I was born in 1952 in the small market town of Royston, England, close to Cambridge, where my father was a research fellow. He was a Yorkshireman, the son of a Congregational minister and a schoolteacher. My mother also came from a family of schoolteachers and taught English. I have an older sister and a younger brother, and in later years my parents adopted my much younger sister, now sadly deceased.
When I was seven, we moved North to the spa town of Buxton in the Peak District, for my father to take up a position as head of the Engineering department at Manchester University. I went to school in Manchester and obtained a place at Cambridge University in 1969. However, being rather young, I spent a year between school and college doing what is now known as a “gap year”, working at various factories in and around Birmingham in the English Midlands.
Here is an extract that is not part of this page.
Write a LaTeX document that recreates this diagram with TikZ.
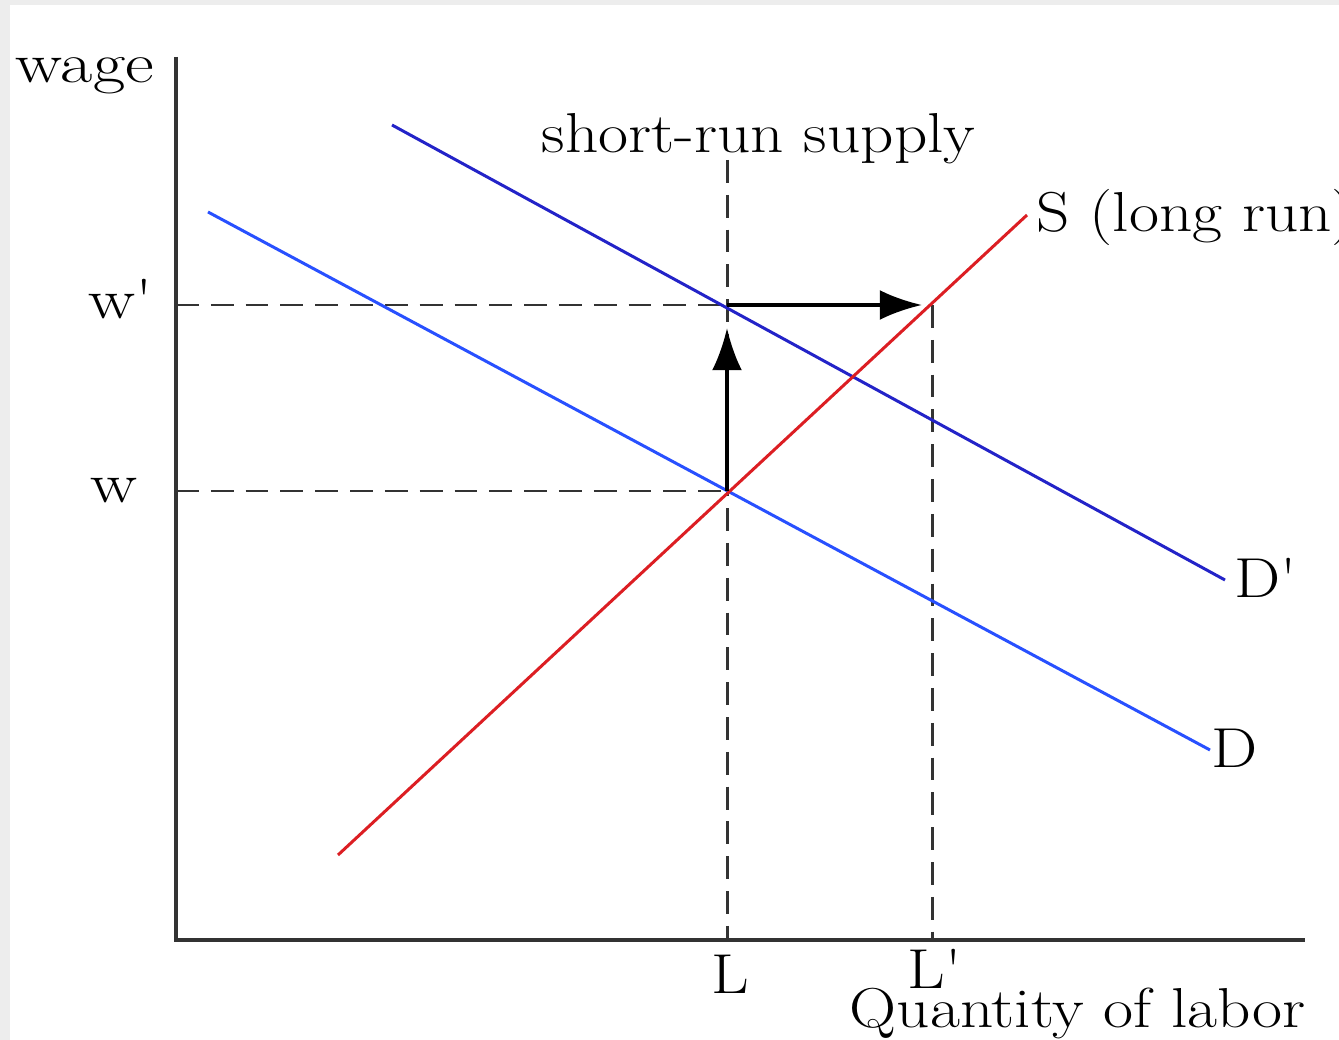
\documentclass[tikz,border=0pt]{standalone}
\usetikzlibrary{arrows.meta}
\newcommand\labx[1]{\scalebox{1.16}[1]{#1}}
\newcommand\labw[1]{\scalebox{1.25}[1]{#1}}
\begin{document}
\begin{tikzpicture}[x=0.01cm,y=-0.01cm,
  lbl/.style={font=\fontsize{16}{19}\selectfont, inner sep=0pt, anchor=base west},
  axis/.style={draw=black!80, line width=0.95pt},
  guide/.style={draw=black!80, line width=0.85pt, dash pattern=on 6.5pt off 3.4pt},
  curve/.style={line width=0.85pt},
  movearrow/.style={draw=black, line width=1pt, -{Latex[length=12pt,width=8.5pt]}}]
\useasboundingbox (0,0) rectangle (1339,1040);
\clip (0,0) rectangle (1339,1040);
\fill[white] (0,0) rectangle (1339,1040);
\fill[black!7] (0,0) rectangle (1339,5);
\fill[black!7] (0,0) rectangle (10,1040);
% axes
\coordinate (o) at (176,940);
\coordinate (ytop) at (176,57);
\coordinate (xend) at (1305,940);
\draw[axis] (ytop) -- (o) -- (xend);
% key points
\coordinate (e0) at (727,491);
\coordinate (e1) at (727,305);
\coordinate (e2) at (932,305);
\coordinate (Ltop) at (727,160);
\coordinate (Lbot) at (727,940);
\coordinate (Lpbot) at (932,940);
\coordinate (wax) at (176,491);
\coordinate (wpax) at (176,305);
% guides
\draw[guide] (wpax) -- (e1);
\draw[guide] (wax) -- (e0);
\draw[guide] (Ltop) -- (Lbot);
\draw[guide] (e2) -- (Lpbot);
% curves
\coordinate (Dps) at (392,125);
\coordinate (Dpe) at (1225,580);
\coordinate (Ds) at (208,212);
\coordinate (De) at (1210,750);
\coordinate (Ss) at (338,855);
\coordinate (Se) at (1027,215);
\draw[curve, draw={rgb,255:red,35;green,35;blue,200}] (Dps) -- (Dpe);
\draw[curve, draw={rgb,255:red,40;green,80;blue,255}] (Ds) -- (De);
\draw[curve, draw={rgb,255:red,220;green,30;blue,35}] (Ss) -- (Se);
% shift arrows
\coordinate (vtip) at (727,328);
\coordinate (htip) at (922,305);
\draw[movearrow] (e0) -- (vtip);
\draw[movearrow] (e1) -- (htip);
% labels
\node[lbl] (wage) at (15,83) {\labw{wage}};
\node[lbl] (wp) at (88,319) {\labw{w\textquotesingle}};
\node[lbl] (w) at (90,503) {\labw{w}};
\node[lbl] (srs) at (541,153) {\labx{short-run supply}};
\node[lbl] (slr) at (1036,232) {\labx{S (long run)}};
\node[lbl] (dp) at (1234,597) {\labx{D\textquotesingle}};
\node[lbl] (d) at (1211,767) {\labx{D}};
\node[lbl] (l) at (711,993) {\labx{L}};
\node[lbl] (lp) at (907,988) {\labx{L\textquotesingle}};
\node[lbl] (q) at (849,1027) {\labx{Quantity of labor}};
\end{tikzpicture}
\end{document}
Once at Cambridge I studied Natural Sciences as an undergraduate, learned to row, then spent two years at a scientific instrument company before returning to postgraduate studies in Physics at the Cavendish Laboratory, featured in the recent Oppenheimer movie. I was the exact opposite of the eponymous hero, being good at experimental work but a bit shaky on theory.
In 1978 I moved with my first wife and our three children to Chicago, to take up a postdoctoral research position at the Illinois Institute of Technology. The original plan was to return to England after a couple of years, but instead I made two quick job changes and wound up at a technology incubator in Berkeley, CA. Through most of the 1980’s I ran my own company in Berkeley, building control systems and software for machine tools.
Over the ensuing years I transitioned into factory information systems, then information systems in general, working across aerospace, technology and life sciences industries as a project manager for two consultancies and two startup software businesses. I finished my career as a Firm Director at Deloitte Consulting, the consulting arm of Deloitte and Touche. One of my side jobs was to lead our recruiting efforts at Cal Poly.
I met my wife Kathy when we were both working at a subsidiary of Lockheed Martin in Mountain View, CA. We were married in 1996 and spent 22 years living close to the beach in Aptos on the Monterey Bay, where our two children were born. I retired in 2011 to home-school our son through High School, and we moved down to San Luis Obispo County in 2017. We still miss the soft coastal weather, especially in the summer months, but we love our home on the West side of Atascadero, surrounded by trees and a great variety of fauna.